È una pratica che non ha mancato di sollevare discussioni quella dell'Ospedale universitario di Zurigo (USZ). Già, perché la struttura di cura ha deciso di avvalersi di un sistema basato sull'intelligenza artificiale per monitorare i pazienti. Una mossa, questa, che può sì essere vista come una nuova frontiera nelle cure, ma anche come una violazione della privacy.

Ora, che ospedali e case di cura monitorino i pazienti irrequieti o molto confusi non è una novità. La sorveglianza serve a garantire che queste persone non facciano del male a sé stesse, agli altri e non si sottraggano al ricovero scappando. Fin qui nulla da obiettare. Tutto dipende dalla maniera con cui i pazienti vengono monitorati. Ed è qua che la mossa dell'Ospedale universitario di Zurigo ha sollevato qualche perplessità. Generalmente, infatti, per controllare i pazienti, le strutture ospedaliere si avvalgono di sorveglianti diurni e notturni o di tappetini sensibili alla pressione. Metodi rodati, ma non perfetti. Avere una persona fisica che monitora i pazienti è per gli ospedali dispendioso in termini di tempo e di soldi. E i tappetini sensibili alla pressione sono soggetti a falsi allarmi. Ecco allora che di fronte a queste criticità, all'USZ hanno pensato di ricorrere all'intelligenza artificiale.

Interpellata dal Tages-Anzeiger, la struttura ha detto di aver non solo testato il «monitoraggio digitale della mobilità supportato dall'intelligenza artificiale», ma di averlo già implementato in diversi reparti. In particolare, l'Ospedale universitario di Zurigo si avvale di un sistema dell'azienda danese Teton. In numerose stanze, una telecamera a 180 gradi installata sul soffitto è in funzione 24 ore su 24. Utilizzando la tecnologia a infrarossi, il sistema monitora il comportamento dei pazienti, anche di notte.

E la protezione della privacy? Secondo l'USZ non ci sono problemi in questo senso. Dal nosocomio sottolineano come le registrazioni vengono rese anonime in un box appartenente alla telecamera. I singoli individui vengono resi irriconoscibili. L'IA riconosce quindi se i pazienti si comportano normalmente o se stanno superando i limiti predefiniti, ad esempio alzandosi dal letto. In tal caso, o se qualcuno cade, viene attivato un allarme.

L'Ospedale universitario di Zurigo ha tuttavia testato e implementato il sistema basato sull'IA senza consultare Dominika Blonski, responsabile della protezione dei dati del canton Zurigo.

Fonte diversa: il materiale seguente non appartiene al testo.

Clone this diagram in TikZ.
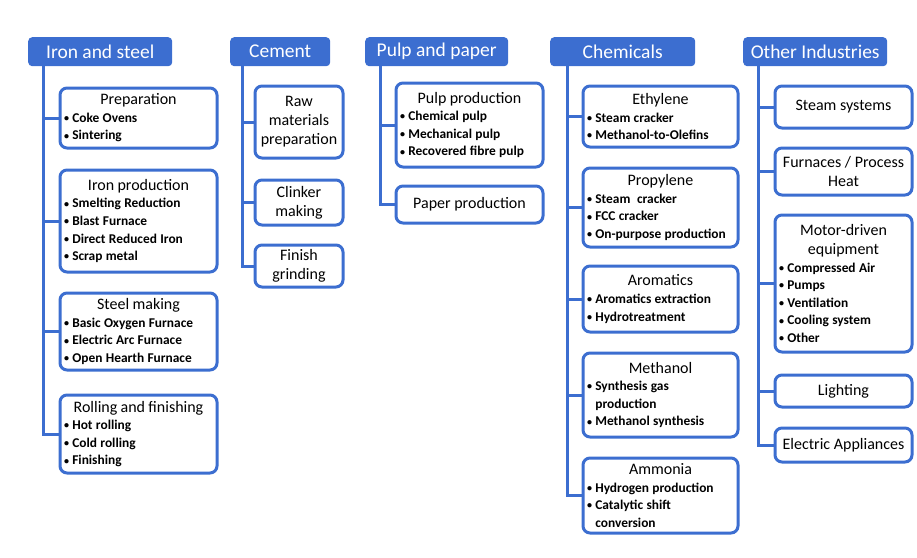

In merito alla pratica adottata dalla struttura di cura,  Blonski ha dichiarato di non essere a conoscenza di alcuna valutazione d'impatto sulla protezione dei dati né di aver effettuato alcuna verifica preventiva.

Un modo di procedere, quello del nosocomio, che ha lasciato perplesso anche Adrian Lobsiger, incaricato federale della protezione dei dati e della trasparenza. «In tal caso, si sarebbero probabilmente dovute informare le autorità cantonali», ha detto.

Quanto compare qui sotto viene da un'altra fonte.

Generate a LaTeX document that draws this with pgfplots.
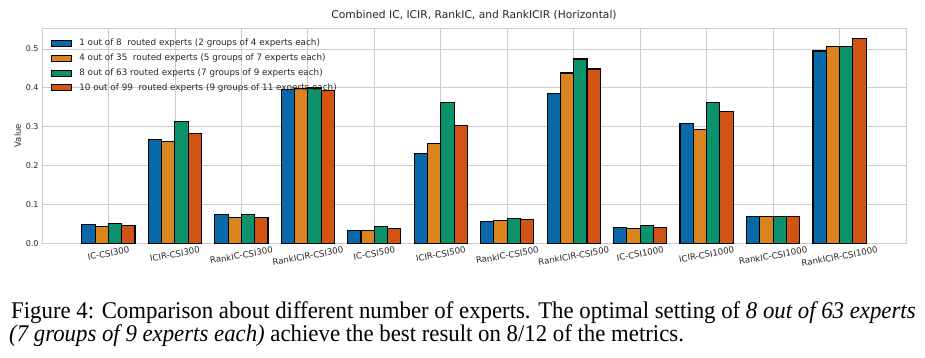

L'USZ difende però il suo operato sostenendo che non fosse necessario interpellare la responsabile della protezione dei dati del canton Zurigo in quanto dal punto di vista della protezione dei dati non ci sono criticità o zone d'ombra. «Siamo consapevoli della delicatezza del trattamento dei dati personali dei pazienti e garantiamo il rispetto delle normative vigenti in materia di protezione dei dati», fa sapere la struttura. «Il sistema Teton non raccoglie, archivia o elabora alcun dato personale, né visivamente né come set di dati». L'ospedale precisa infatti che quello adottato non è uno strumento di videosorveglianza in cui le persone sono identificabili: solo una specie di omino stilizzato viene trasmesso alla postazione infermieristica.

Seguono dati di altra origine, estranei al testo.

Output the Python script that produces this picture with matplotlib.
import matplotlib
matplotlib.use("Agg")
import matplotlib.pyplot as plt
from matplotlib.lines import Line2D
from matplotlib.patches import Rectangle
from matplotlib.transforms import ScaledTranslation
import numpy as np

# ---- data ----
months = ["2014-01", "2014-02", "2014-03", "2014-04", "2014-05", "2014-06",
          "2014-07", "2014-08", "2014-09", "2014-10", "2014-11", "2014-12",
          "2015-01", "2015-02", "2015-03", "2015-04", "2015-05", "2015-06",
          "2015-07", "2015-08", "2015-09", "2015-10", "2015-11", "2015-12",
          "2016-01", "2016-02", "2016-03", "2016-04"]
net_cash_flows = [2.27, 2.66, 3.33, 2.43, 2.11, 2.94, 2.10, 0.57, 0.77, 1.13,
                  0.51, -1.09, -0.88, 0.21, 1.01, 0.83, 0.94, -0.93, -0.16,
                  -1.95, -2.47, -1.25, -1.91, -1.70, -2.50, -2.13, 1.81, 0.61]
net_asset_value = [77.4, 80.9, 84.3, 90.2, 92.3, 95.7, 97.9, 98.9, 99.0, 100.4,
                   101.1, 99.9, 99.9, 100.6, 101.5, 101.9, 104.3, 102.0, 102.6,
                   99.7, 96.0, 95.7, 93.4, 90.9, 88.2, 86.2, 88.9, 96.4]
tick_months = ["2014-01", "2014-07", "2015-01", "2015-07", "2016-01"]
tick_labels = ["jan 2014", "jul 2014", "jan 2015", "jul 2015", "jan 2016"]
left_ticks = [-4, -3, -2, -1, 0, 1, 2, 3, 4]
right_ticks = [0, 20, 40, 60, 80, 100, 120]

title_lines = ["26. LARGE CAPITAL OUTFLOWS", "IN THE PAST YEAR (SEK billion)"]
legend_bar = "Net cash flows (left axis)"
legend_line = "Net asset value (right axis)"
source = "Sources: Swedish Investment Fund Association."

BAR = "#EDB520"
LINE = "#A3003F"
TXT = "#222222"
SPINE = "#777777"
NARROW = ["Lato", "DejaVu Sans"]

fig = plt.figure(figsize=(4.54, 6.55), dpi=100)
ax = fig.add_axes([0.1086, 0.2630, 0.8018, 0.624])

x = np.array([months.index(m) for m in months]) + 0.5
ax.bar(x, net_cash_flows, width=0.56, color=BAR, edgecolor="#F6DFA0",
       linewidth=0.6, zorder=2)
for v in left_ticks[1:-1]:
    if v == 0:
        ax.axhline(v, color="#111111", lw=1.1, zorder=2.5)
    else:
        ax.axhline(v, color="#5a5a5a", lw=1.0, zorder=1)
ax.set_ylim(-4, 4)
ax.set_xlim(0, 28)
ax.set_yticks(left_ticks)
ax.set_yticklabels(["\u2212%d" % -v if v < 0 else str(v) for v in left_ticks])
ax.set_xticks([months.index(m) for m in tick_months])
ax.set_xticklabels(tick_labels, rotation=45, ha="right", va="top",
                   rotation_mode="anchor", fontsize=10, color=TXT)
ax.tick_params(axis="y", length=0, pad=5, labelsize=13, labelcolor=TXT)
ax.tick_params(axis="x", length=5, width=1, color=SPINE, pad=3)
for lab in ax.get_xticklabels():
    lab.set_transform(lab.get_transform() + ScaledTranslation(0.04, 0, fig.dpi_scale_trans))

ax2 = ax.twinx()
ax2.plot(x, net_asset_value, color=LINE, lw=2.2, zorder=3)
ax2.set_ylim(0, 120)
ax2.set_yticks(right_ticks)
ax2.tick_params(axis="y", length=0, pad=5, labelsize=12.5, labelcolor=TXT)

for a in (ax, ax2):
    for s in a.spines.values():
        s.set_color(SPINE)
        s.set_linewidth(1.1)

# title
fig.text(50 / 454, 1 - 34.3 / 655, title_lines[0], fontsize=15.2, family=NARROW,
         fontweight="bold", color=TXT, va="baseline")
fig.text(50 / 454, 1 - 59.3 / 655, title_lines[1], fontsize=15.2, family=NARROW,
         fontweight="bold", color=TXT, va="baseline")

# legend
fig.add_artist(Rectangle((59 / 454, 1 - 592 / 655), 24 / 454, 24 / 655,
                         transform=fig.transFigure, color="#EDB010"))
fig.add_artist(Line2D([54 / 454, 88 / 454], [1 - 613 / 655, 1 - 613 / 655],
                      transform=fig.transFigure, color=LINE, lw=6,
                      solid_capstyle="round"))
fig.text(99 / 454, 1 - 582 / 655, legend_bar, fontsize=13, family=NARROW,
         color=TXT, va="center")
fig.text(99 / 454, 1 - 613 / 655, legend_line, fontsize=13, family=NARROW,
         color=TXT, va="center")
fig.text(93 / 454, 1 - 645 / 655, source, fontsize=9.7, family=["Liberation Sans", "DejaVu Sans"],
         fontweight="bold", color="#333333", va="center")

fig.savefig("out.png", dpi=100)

Non è però dello stesso avviso Ursula Sury, professoressa di diritto alla Hochschule di Lucerna. Interpellata sempre dal Tages-Anzeiger, Sury spiega che «anche con la pixelizzazione, le telecamere nelle stanze di ospedali e case di cura rappresentano una massiccia intrusione nella privacy delle persone interessate». Un'intrusione ammissibile solo se ci sono interessi preponderanti quali la sicurezza o la salute.

Sulla stessa lunghezza d'onda di Sury anche l'avvocato Matthias R. Schönbächler, ex responsabile della protezione dei dati del canton Lucerna. «Il monitoraggio nelle stanze dei pazienti è particolarmente problematico, poiché le persone interessate sono costantemente esposte alla sorveglianza e difficilmente possono prenderne le distanze. Dove possibile si dovrebbero valutare alternative più rispettose della privacy».

L'Ospedale universitario di Zurigo, ad ogni modo, prosegue sulla propria strada «poiché non vengono memorizzati dati personali – né localmente né nel cloud – e non vi è alcun rischio che né i dipendenti né altri possano accedere a dati personali dei pazienti».

Anche il produttore Teton si difende. «Le nostre soluzioni non sono progettate per la sorveglianza: niente streaming live, niente registrazione», scrive l'azienda. «L'elaborazione avviene localmente in tempo reale. Operiamo nel settore sanitario, non in quello della sorveglianza».

Per concludere, va precisato che, ad oggi, nel nostro Paese non esistono raccomandazioni in merito all'utilizzo del monitoraggio tramite IA negli ospedali.